The Monopole label appears to specialise in releases of items from the old Melodiya back catalogue. Previous issues have included Shostakovich playing his own works (MONO008), Oistrakh’s Khachaturian concerto but conducted by Gauk (MONO012), Gilels and Oistrakh in Kabalevsky concertos and the Symphony No. 4 (MONO017), Kogan in the Tchaikovsky conducted by Gauk (MONO021) and the redoubtable Julian Sitkovetsky in the Khachaturian and Sibelius concertos where the conductor is Niyazi and Anossov. Their catalogue also offers a 1950 recording (MONO001) of Schubert’s Octet with Oistrakh (violin I), Vladimir Sorkin (clarinet), Pyotr Bondarenko (violin II), Joseph Stidel (bassoon), Mikhail Terian (viola), Jakov Shapiro (French horn), Svyatoslav Knushevitsky (cello) and Joseph Gertovich (double-bass).

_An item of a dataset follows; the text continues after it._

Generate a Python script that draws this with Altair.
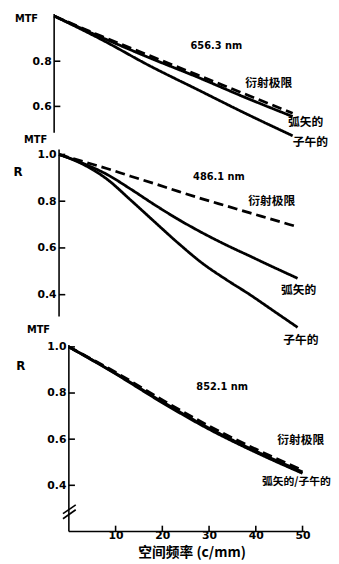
import altair as alt
import pandas as pd

# spatial frequency (c/mm)
freq = [0, 10, 20, 30, 40, 50]
freq2 = [0, 5, 10, 15, 20, 25, 30, 35, 40, 45, 50]

# panel 1: 656.3 nm
p1_diff = [1.0, 0.91, 0.825, 0.74, 0.655, 0.57]
p1_sag = [1.0, 0.905, 0.815, 0.73, 0.64, 0.555]
p1_mer = [1.0, 0.895, 0.78, 0.675, 0.57, 0.47]

# panel 2: 486.1 nm (read at 5 c/mm steps)
p2_diff = [1.0, 0.97, 0.94, 0.907, 0.875, 0.842, 0.81, 0.78, 0.75, 0.72, 0.69]
p2_sag = [1.0, 0.962, 0.915, 0.852, 0.785, 0.722, 0.665, 0.613, 0.565, 0.517,
          0.47]
p2_mer = [1.0, 0.958, 0.895, 0.805, 0.712, 0.62, 0.535, 0.465, 0.40, 0.33,
          0.26]

# panel 3: 852.1 nm
p3_diff = [1.0, 0.89, 0.77, 0.657, 0.557, 0.465]
p3_sag = [1.0, 0.885, 0.762, 0.648, 0.548, 0.458]
p3_mer = [1.0, 0.883, 0.758, 0.643, 0.543, 0.452]

series_names = ["衍射极限", "弧矢的", "子午的"]
wavelengths = ["656.3 nm", "486.1 nm", "852.1 nm"]
x_ticks = [10, 20, 30, 40, 50]
x_title = "空间频率 (c/mm)"

LATIN = "DejaVu Sans"
CJK = "Noto Sans CJK SC"
W = 258


def curves(fx, diff, sag, mer):
    rows = []
    for name, vals in zip(series_names, (diff, sag, mer)):
        for f, v in zip(fx, vals):
            rows.append({"freq": f, "mtf": v, "series": name})
    return pd.DataFrame(rows)


def panel(df, xdom, ydom, height, yticks, axis_off, yline, texts,
          xaxis=False, xline=None, brk=None):
    xs = alt.Scale(domain=xdom, nice=False, zero=False)
    ys = alt.Scale(domain=ydom, nice=False, zero=False)
    if xaxis:
        xax = alt.Axis(values=x_ticks, domain=False, ticks=False, tickSize=0,
                       grid=False, labelPadding=-4, labelFont=LATIN,
                       labelFontSize=11, labelFontWeight="bold",
                       labelColor="black", title=x_title, titleFont=CJK,
                       titleFontSize=14, titleFontWeight="bold",
                       titleColor="black", titlePadding=6, titleX=140)
    else:
        xax = None
    yax = alt.Axis(values=yticks, format=".1f", domain=False, ticks=False,
                   tickSize=0, grid=False, labelPadding=3, offset=axis_off,
                   labelFont=LATIN, labelFontSize=11, labelFontWeight="bold",
                   labelColor="black", title=None)
    lines = alt.Chart(df).mark_line(color="black", strokeWidth=2.8,
                                    interpolate="monotone").encode(
        x=alt.X("freq:Q", scale=xs, axis=xax),
        y=alt.Y("mtf:Q", scale=ys, axis=yax),
        detail="series:N",
        strokeDash=alt.StrokeDash(
            "series:N",
            scale=alt.Scale(domain=series_names,
                            range=[[10, 5], [1, 0], [1, 0]]),
            legend=None),
    )
    # y-axis line
    yl = pd.DataFrame({"x": [0.0], "y0": [yline[0]], "y1": [yline[1]]})
    ya = alt.Chart(yl).mark_rule(color="black", strokeWidth=1.6).encode(
        x=alt.X("x:Q", scale=xs), y=alt.Y("y0:Q", scale=ys), y2="y1:Q")
    tick_df = pd.DataFrame({"y": yticks, "x0": [0.0] * len(yticks),
                            "x1": [1.3] * len(yticks)})
    yt = alt.Chart(tick_df).mark_rule(color="black", strokeWidth=1.6).encode(
        x=alt.X("x0:Q", scale=xs), x2="x1:Q", y=alt.Y("y:Q", scale=ys))
    layers = [lines, ya, yt]
    tdf = pd.DataFrame(texts, columns=["x", "y", "label", "align", "font",
                                       "size"])
    for (al, fnt, sz), g in tdf.groupby(["align", "font", "size"]):
        layers.append(alt.Chart(g).mark_text(
            align=al, baseline="middle", font=fnt, fontSize=sz,
            fontWeight="bold", color="black").encode(
            x=alt.X("x:Q", scale=xs), y=alt.Y("y:Q", scale=ys),
            text="label:N"))
    if xline is not None:
        xl = pd.DataFrame({"x0": [0.0], "x1": [50.5], "y": [xline]})
        layers.append(alt.Chart(xl).mark_rule(color="black",
                                              strokeWidth=1.6).encode(
            x=alt.X("x0:Q", scale=xs), x2="x1:Q", y=alt.Y("y:Q", scale=ys)))
        xt = pd.DataFrame({"x": x_ticks, "y0": [xline] * 5,
                           "y1": [xline + 0.025] * 5})
        layers.append(alt.Chart(xt).mark_rule(color="black",
                                              strokeWidth=1.6).encode(
            x=alt.X("x:Q", scale=xs), y=alt.Y("y0:Q", scale=ys), y2="y1:Q"))
    if brk is not None:
        layers.append(alt.Chart(pd.DataFrame(brk)).mark_rule(
            color="black", strokeWidth=1.6).encode(
            x=alt.X("x0:Q", scale=xs), x2="x1:Q",
            y=alt.Y("y0:Q", scale=ys), y2="y1:Q"))
    return alt.layer(*layers).properties(width=W, height=height)


p1 = panel(
    curves(freq, p1_diff, p1_sag, p1_mer), [0, 53.1], [0.409, 1.0087], 138,
    [0.8, 0.6], 0, (1.0087, 0.483),
    [
        (34, 0.865, wavelengths[0], "center", LATIN, 10),
        (45, 0.704, series_names[0], "center", CJK, 12),
        (49, 0.53, series_names[1], "left", CJK, 12),
        (50, 0.443, series_names[2], "left", CJK, 12),
        (-5.8, 0.987, "MTF", "center", LATIN, 10),
    ])

p2 = panel(
    curves(freq2, p2_diff, p2_sag, p2_mer), [-1.03, 52.06], [0.185, 1.021],
    199, [1.0, 0.8, 0.6, 0.4], -5, (1.021, 0.307),
    [
        (33.5, 0.903, wavelengths[1], "center", LATIN, 10),
        (44.6, 0.80, series_names[0], "center", CJK, 12),
        (46.5, 0.42, series_names[1], "left", CJK, 12),
        (47, 0.206, series_names[2], "left", CJK, 12),
        (-4.9, 1.063, "MTF", "center", LATIN, 10),
        (-8.6, 0.924, "R", "center", LATIN, 12),
    ])

p3 = panel(
    curves(freq, p3_diff, p3_sag, p3_mer), [-3.15, 51.05], [0.1915, 1.0085],
    192, [1.0, 0.8, 0.6, 0.4], -15, (1.0085, 0.2),
    [
        (32.8, 0.826, wavelengths[2], "center", LATIN, 10),
        (49.6, 0.596, series_names[0], "center", CJK, 12),
        (48.7, 0.413, "弧矢的/子午的", "center", CJK, 11),
        (-6.5, 1.072, "MTF", "center", LATIN, 10),
        (-10.3, 0.915, "R", "center", LATIN, 12),
    ],
    xaxis=True, xline=0.2,
    brk={"x0": [-1.26, -1.26], "x1": [1.47, 1.47],
         "y0": [0.277, 0.255], "y1": [0.315, 0.294]})

chart = alt.vconcat(p1, p2, p3, spacing=0, bounds="flush").properties(
    padding={"left": 5, "top": -3, "right": 0, "bottom": 0}
).configure_view(stroke=None)

chart.save("out.html", embed_options={"renderer": "svg", "actions": False})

In the case of the present disc we have two classic performances of music by Prokofiev from Rostropovich in his prime. It was Richter, in his only appearance as conductor, who led Rostropovich in the first performance of the Sinfonia Concertante.

This would have been a fascinating album, but unfortunately has been rather spoiled by poor production values. There is very little information about the music or the performers other than a track-listing and a series of photographs. Prokofiev’s Sinfonia Concertante is erroneously labelled “Symphony for cello and orchestra”, seemingly confusing it with Britten’s later masterpiece. More worrying still, the sound on this release suffers from over-processing, being muffled and out-of-focus; its previous incarnation on the Multisonic label was altogether more pleasant to listen to. A pity, for it is a tremendous performance, taken at white-heat throughout and transmitting an intensity which Rostropovich’s slightly later studio performance with Sargent did not always match.

Matters improve somewhat in the Cello Sonata, which is dated 1956; the sound is still artificial but somehow this is less troubling than the concertante work.

Overall an interesting coupling, but could have been so much better.